Art installation in front of Ann Arbor police-courts building to move forward with council approval
Ryan J. Stanton | AnnArbor.com
Two of the final pieces of the new Ann Arbor police-courts building were approved by the Ann Arbor City Council Monday night: interior furniture and exterior artwork.
The council agreed in an 8-3 vote to spend $553,320 from the city's public art fund under a contract with Quinn Evans Architects to complete the fabrication and installation of the Herbert Dreiseitl water-based sculpture in front of the new city hall addition. That follows a $111,400 contract the city approved last December with QEA for design on the project.
Council members who voted against going forward with construction were Sabra Briere, D-1st Ward, Stephen Kunselman, D-3rd Ward, and Marcia Higgins, D-4th Ward.
In a separate resolution, the council voted unanimously to approve a $36,000 purchase order to ISCG Inc. for furnishings and equipment for the 15th District Court, which will be housed in the new building at the corner of Fifth at Huron streets adjacent to city hall. The city still plans to spend an additional $39,000 in another forthcoming resolution.
City officials noted the potential total cost for furnishings and equipment has been reduced from $160,000 to $75,000 through "increased use of adapted existing inventory combined with refurbished and new goods." The court administrator was criticized by council members at a recent meeting for the unexpected $160,000 price tag for furnishings.
But it was the public art installation that was the subject of scrutiny from council members at Monday night's meeting.
Under the contract, QEA will continue to oversee the final design and construction of the art installation. Conservation Design Forum will be a sub-consultant to QEA.
The proposal calls for a tall, tilted sculpture that incorporates metal, water, concrete and a series of LED lights intended to draw attention. The money to pay for the artwork is coming from the city's Percent For Art Program, which has been debated.
Briere said she thinks the council made a mistake three years ago in agreeing to dedicate 1 percent of capital project costs to public art. She said she thinks that should be reduced to 0.5 percent.
Kunselman said to this date, there has been no written opinion from the city attorney regarding the legality of the public art program. He questions taking money from dedicated funds like water, sewer, parks and streets and redirecting it to a purpose not originally intended.
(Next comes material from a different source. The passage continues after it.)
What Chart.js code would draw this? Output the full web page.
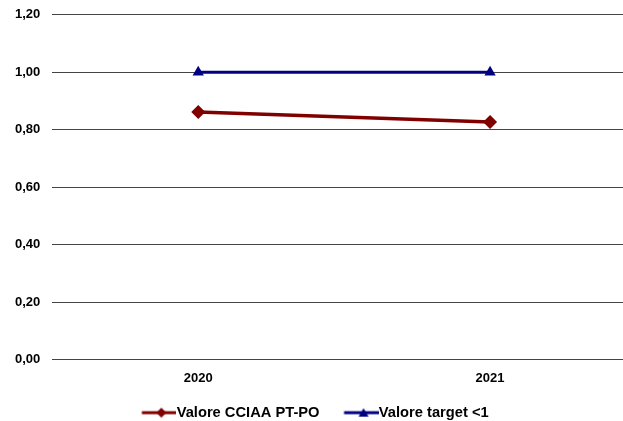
<html>
<head>
<meta charset="utf-8">
<script src="https://cdn.jsdelivr.net/npm/chart.js"></script>
<style>
  body { margin:0; background:#fff; overflow:hidden; width:623px; height:421px; position:relative; }
  #wrap { width:643px; height:435px; position:absolute; left:0; top:-5px; }
</style>
</head>
<body>
<div id="wrap"><canvas id="myChart"></canvas></div>
<script>
var years = ['2020', '2021'];
var valoreCciaa = [0.862, 0.827];
var valoreTarget = [1.00, 1.00];
var yTicks = [0, 0.2, 0.4, 0.6, 0.8, 1.0, 1.2];

// legend icon: short line with the marker on it (blank part on the left = spacing)
function legendIcon(color, shape) {
    var c = document.createElement('canvas');
    c.width = 58; c.height = 12;
    var g = c.getContext('2d');
    g.strokeStyle = color; g.lineWidth = 3;
    g.beginPath(); g.moveTo(23.5, 6); g.lineTo(58, 6); g.stroke();
    g.fillStyle = color;
    g.beginPath();
    var m = 43;
    if (shape == 'diamond') {
        g.moveTo(m, 1); g.lineTo(m + 5, 6); g.lineTo(m, 11); g.lineTo(m - 5, 6);
    } else {
        g.moveTo(m, 1.5); g.lineTo(m + 5, 10); g.lineTo(m - 5, 10);
    }
    g.closePath(); g.fill();
    return c;
}
var redIcon = legendIcon('#800000', 'diamond');
var blueIcon = legendIcon('#000080', 'triangle');

// nudge the legend to the left like in the original
var legendShift = {
    id: 'legendShift',
    afterLayout: function(ch) {
        ch.legend.left -= 16;
        ch.legend.right -= 16;
    }
};

var ctx = document.getElementById('myChart').getContext('2d');
var chart = new Chart(ctx, {
    type: 'line',
    data: {
        labels: years,
        datasets: [{
            label: 'Valore CCIAA PT-PO',
            data: valoreCciaa,
            borderColor: '#800000',
            backgroundColor: '#800000',
            borderWidth: 3.5,
            pointStyle: 'rectRot',
            pointRadius: 7,
            pointBorderWidth: 0,
            pointHoverRadius: 7,
            legendIcon: redIcon
        }, {
            label: 'Valore target <1',
            data: valoreTarget,
            borderColor: '#000080',
            backgroundColor: '#000080',
            borderWidth: 3,
            pointStyle: 'triangle',
            pointRadius: 6.5,
            pointBorderWidth: 0,
            pointHoverRadius: 6.5,
            legendIcon: blueIcon
        }]
    },
    plugins: [legendShift],
    options: {
        responsive: true,
        maintainAspectRatio: false,
        animation: false,
        layout: { padding: { top: 2, left: 3, right: 0, bottom: 0 } },
        plugins: {
            tooltip: { enabled: false },
            legend: {
                position: 'bottom',
                labels: {
                    usePointStyle: true,
                    pointStyleWidth: 44,
                    color: '#000',
                    padding: 8,
                    font: { family: 'Liberation Sans', size: 14.7, weight: 'bold' },
                    generateLabels: function(ch) {
                        return ch.data.datasets.map(function(ds, i) {
                            return { text: ds.label, pointStyle: ds.legendIcon, fillStyle: ds.borderColor,
                                     strokeStyle: ds.borderColor, lineWidth: 0, datasetIndex: i, fontColor: '#000' };
                        });
                    }
                }
            }
        },
        scales: {
            x: {
                offset: true,
                grid: { display: false, drawTicks: false },
                border: { display: false },
                ticks: { color: '#000', padding: 11, font: { family: 'Liberation Sans', size: 13, weight: 'bold' } }
            },
            y: {
                min: 0, max: 1.2,
                afterBuildTicks: function(ax) { ax.ticks = yTicks.map(function(v) { return { value: v }; }); },
                grid: { color: '#444', lineWidth: 1, drawTicks: false },
                border: { display: false },
                ticks: {
                    color: '#000', padding: 12,
                    font: { family: 'Liberation Sans', size: 13, weight: 'bold' },
                    callback: function(v) { return v.toFixed(2).replace('.', ','); }
                }
            }
        }
    }
});
</script>
</body>
</html>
"If it's so good, how come others aren't emulating it?" Kunselman said of the program, adding he thinks the sculpture being funded is "too extravagant." He said he'd rather have the city spread out its public art money rather than put so much of it into one project.
Sue McCormick, the city's public services area administrator, said the public art fund still will have $1.7 million left in it after spending money on the sculpture project.
Mayor John Hieftje said an insignificant amount of the money is coming out of the general fund, so it's a faulty premise to say the program has played a part in general fund budget cuts.
"There are cities that have 2 percent programs," Council Member Margie Teall, D-4th Ward, said Monday night in defense of Ann Arbor's 1 percent program. "This is a landmark project, and it's one that will hopefully draw people downtown."
Kunselman said he's still worried about the maintenance and repair costs the city will have to take on once the water-based installation is up and running. A representative from QEA said there have been no projections on what those costs might be.
The cost to complete the design, fabrication and installation of the exterior artwork is $553,320, inclusive of all artistic, professional design and engineering fees, permits, fabrication and installation costs and reimbursable expenses, city officials said.
In June, QEA — with assistance from CDF and the artist — prepared and publicly issued a request for statements of qualifications to potential fabricators/installers. Two companies were considered, and the Future Fence/Future Fab Co. of Warren was selected.
The project will be delivered as it was presented to the city in June 2009, with the exception that the exposed metal will be bronze in lieu of weathering steel, city officials said.
While community concerns were expressed about hiring an artist from Germany, city officials said Future Fence has committed to including Michigan organizations on its fabrication team, including Leprecon Inc. (lighting and water technology) of Hamburg, the Center for Creative Studies (glass globes) of Detroit and the Fine Arts Sculpture Center (bronze) of Clarkston.
The installation is expected to be completed in the spring.